- **SUPPLIED INFORMATION**
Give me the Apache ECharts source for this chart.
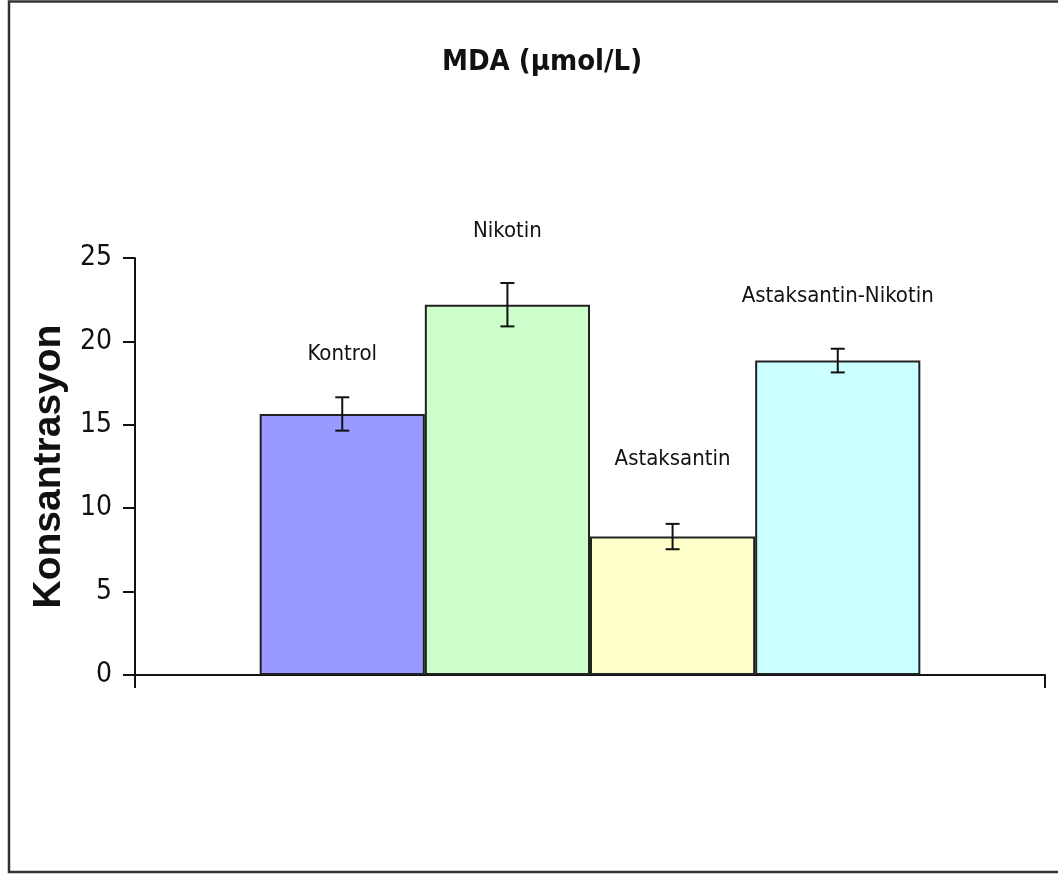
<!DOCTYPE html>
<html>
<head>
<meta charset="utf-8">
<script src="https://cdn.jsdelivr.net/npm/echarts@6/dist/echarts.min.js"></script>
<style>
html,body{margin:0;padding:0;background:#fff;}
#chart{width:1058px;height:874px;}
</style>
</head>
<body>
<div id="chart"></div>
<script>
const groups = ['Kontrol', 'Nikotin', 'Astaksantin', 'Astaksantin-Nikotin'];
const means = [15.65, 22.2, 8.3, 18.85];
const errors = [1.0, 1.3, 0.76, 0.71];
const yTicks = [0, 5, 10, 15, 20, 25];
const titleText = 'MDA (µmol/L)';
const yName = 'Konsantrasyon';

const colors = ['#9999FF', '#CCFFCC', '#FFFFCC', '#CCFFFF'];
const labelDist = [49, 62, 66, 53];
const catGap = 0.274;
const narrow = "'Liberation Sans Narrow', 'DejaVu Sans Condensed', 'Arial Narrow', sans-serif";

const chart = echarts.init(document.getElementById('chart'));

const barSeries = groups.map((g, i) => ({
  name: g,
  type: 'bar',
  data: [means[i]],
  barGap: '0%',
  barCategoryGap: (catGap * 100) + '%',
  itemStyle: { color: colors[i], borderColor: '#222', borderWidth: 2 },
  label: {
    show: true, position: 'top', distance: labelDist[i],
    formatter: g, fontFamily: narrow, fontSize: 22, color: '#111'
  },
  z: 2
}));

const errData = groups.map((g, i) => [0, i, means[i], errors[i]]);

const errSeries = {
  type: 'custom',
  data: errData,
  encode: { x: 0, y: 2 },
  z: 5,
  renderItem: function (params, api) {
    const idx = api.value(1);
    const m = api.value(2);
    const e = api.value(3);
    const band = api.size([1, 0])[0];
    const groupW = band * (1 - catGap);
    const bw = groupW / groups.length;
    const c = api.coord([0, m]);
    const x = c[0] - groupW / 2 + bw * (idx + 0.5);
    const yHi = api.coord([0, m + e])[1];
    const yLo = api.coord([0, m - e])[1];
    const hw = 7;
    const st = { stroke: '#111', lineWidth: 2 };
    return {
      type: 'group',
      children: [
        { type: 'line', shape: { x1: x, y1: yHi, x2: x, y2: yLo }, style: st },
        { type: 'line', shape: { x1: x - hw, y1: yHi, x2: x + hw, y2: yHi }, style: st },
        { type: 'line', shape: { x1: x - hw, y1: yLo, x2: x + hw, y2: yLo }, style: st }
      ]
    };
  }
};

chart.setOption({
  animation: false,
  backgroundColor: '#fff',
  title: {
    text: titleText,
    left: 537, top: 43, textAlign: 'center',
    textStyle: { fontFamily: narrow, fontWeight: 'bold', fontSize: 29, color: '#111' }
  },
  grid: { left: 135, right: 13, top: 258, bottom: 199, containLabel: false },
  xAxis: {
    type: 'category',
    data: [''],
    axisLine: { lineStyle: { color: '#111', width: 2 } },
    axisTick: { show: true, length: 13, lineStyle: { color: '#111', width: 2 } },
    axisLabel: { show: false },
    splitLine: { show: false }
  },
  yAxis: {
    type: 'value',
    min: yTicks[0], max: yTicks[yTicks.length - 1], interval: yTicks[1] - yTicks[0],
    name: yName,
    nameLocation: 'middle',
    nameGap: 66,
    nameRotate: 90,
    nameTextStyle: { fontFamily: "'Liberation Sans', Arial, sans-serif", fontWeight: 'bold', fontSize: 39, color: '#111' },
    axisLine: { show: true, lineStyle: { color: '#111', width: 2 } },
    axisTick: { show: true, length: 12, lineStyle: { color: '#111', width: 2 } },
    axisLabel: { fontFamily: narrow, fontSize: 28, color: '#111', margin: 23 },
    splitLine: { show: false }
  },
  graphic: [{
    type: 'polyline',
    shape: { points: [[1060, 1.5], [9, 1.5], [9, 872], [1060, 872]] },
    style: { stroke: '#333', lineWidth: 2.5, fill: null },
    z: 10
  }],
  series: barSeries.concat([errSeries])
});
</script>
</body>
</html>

- **GIVEN REQUEST**
Exclude the pictures. Write out the remaining data exactly.

- **ANSWER FOR THE TASK**
Give me the Apache ECharts source for this chart.
<!DOCTYPE html>
<html>
<head>
<meta charset="utf-8">
<script src="https://cdn.jsdelivr.net/npm/echarts@6/dist/echarts.min.js"></script>
<style>
html,body{margin:0;padding:0;background:#fff;}
#chart{width:1058px;height:874px;}
</style>
</head>
<body>
<div id="chart"></div>
<script>
const groups = ['Kontrol', 'Nikotin', 'Astaksantin', 'Astaksantin-Nikotin'];
const means = [15.65, 22.2, 8.3, 18.85];
const errors = [1.0, 1.3, 0.76, 0.71];
const yTicks = [0, 5, 10, 15, 20, 25];
const titleText = 'MDA (µmol/L)';
const yName = 'Konsantrasyon';

const colors = ['#9999FF', '#CCFFCC', '#FFFFCC', '#CCFFFF'];
const labelDist = [49, 62, 66, 53];
const catGap = 0.274;
const narrow = "'Liberation Sans Narrow', 'DejaVu Sans Condensed', 'Arial Narrow', sans-serif";

const chart = echarts.init(document.getElementById('chart'));

const barSeries = groups.map((g, i) => ({
  name: g,
  type: 'bar',
  data: [means[i]],
  barGap: '0%',
  barCategoryGap: (catGap * 100) + '%',
  itemStyle: { color: colors[i], borderColor: '#222', borderWidth: 2 },
  label: {
    show: true, position: 'top', distance: labelDist[i],
    formatter: g, fontFamily: narrow, fontSize: 22, color: '#111'
  },
  z: 2
}));

const errData = groups.map((g, i) => [0, i, means[i], errors[i]]);

const errSeries = {
  type: 'custom',
  data: errData,
  encode: { x: 0, y: 2 },
  z: 5,
  renderItem: function (params, api) {
    const idx = api.value(1);
    const m = api.value(2);
    const e = api.value(3);
    const band = api.size([1, 0])[0];
    const groupW = band * (1 - catGap);
    const bw = groupW / groups.length;
    const c = api.coord([0, m]);
    const x = c[0] - groupW / 2 + bw * (idx + 0.5);
    const yHi = api.coord([0, m + e])[1];
    const yLo = api.coord([0, m - e])[1];
    const hw = 7;
    const st = { stroke: '#111', lineWidth: 2 };
    return {
      type: 'group',
      children: [
        { type: 'line', shape: { x1: x, y1: yHi, x2: x, y2: yLo }, style: st },
        { type: 'line', shape: { x1: x - hw, y1: yHi, x2: x + hw, y2: yHi }, style: st },
        { type: 'line', shape: { x1: x - hw, y1: yLo, x2: x + hw, y2: yLo }, style: st }
      ]
    };
  }
};

chart.setOption({
  animation: false,
  backgroundColor: '#fff',
  title: {
    text: titleText,
    left: 537, top: 43, textAlign: 'center',
    textStyle: { fontFamily: narrow, fontWeight: 'bold', fontSize: 29, color: '#111' }
  },
  grid: { left: 135, right: 13, top: 258, bottom: 199, containLabel: false },
  xAxis: {
    type: 'category',
    data: [''],
    axisLine: { lineStyle: { color: '#111', width: 2 } },
    axisTick: { show: true, length: 13, lineStyle: { color: '#111', width: 2 } },
    axisLabel: { show: false },
    splitLine: { show: false }
  },
  yAxis: {
    type: 'value',
    min: yTicks[0], max: yTicks[yTicks.length - 1], interval: yTicks[1] - yTicks[0],
    name: yName,
    nameLocation: 'middle',
    nameGap: 66,
    nameRotate: 90,
    nameTextStyle: { fontFamily: "'Liberation Sans', Arial, sans-serif", fontWeight: 'bold', fontSize: 39, color: '#111' },
    axisLine: { show: true, lineStyle: { color: '#111', width: 2 } },
    axisTick: { show: true, length: 12, lineStyle: { color: '#111', width: 2 } },
    axisLabel: { fontFamily: narrow, fontSize: 28, color: '#111', margin: 23 },
    splitLine: { show: false }
  },
  graphic: [{
    type: 'polyline',
    shape: { points: [[1060, 1.5], [9, 1.5], [9, 872], [1060, 872]] },
    style: { stroke: '#333', lineWidth: 2.5, fill: null },
    z: 10
  }],
  series: barSeries.concat([errSeries])
});
</script>
</body>
</html>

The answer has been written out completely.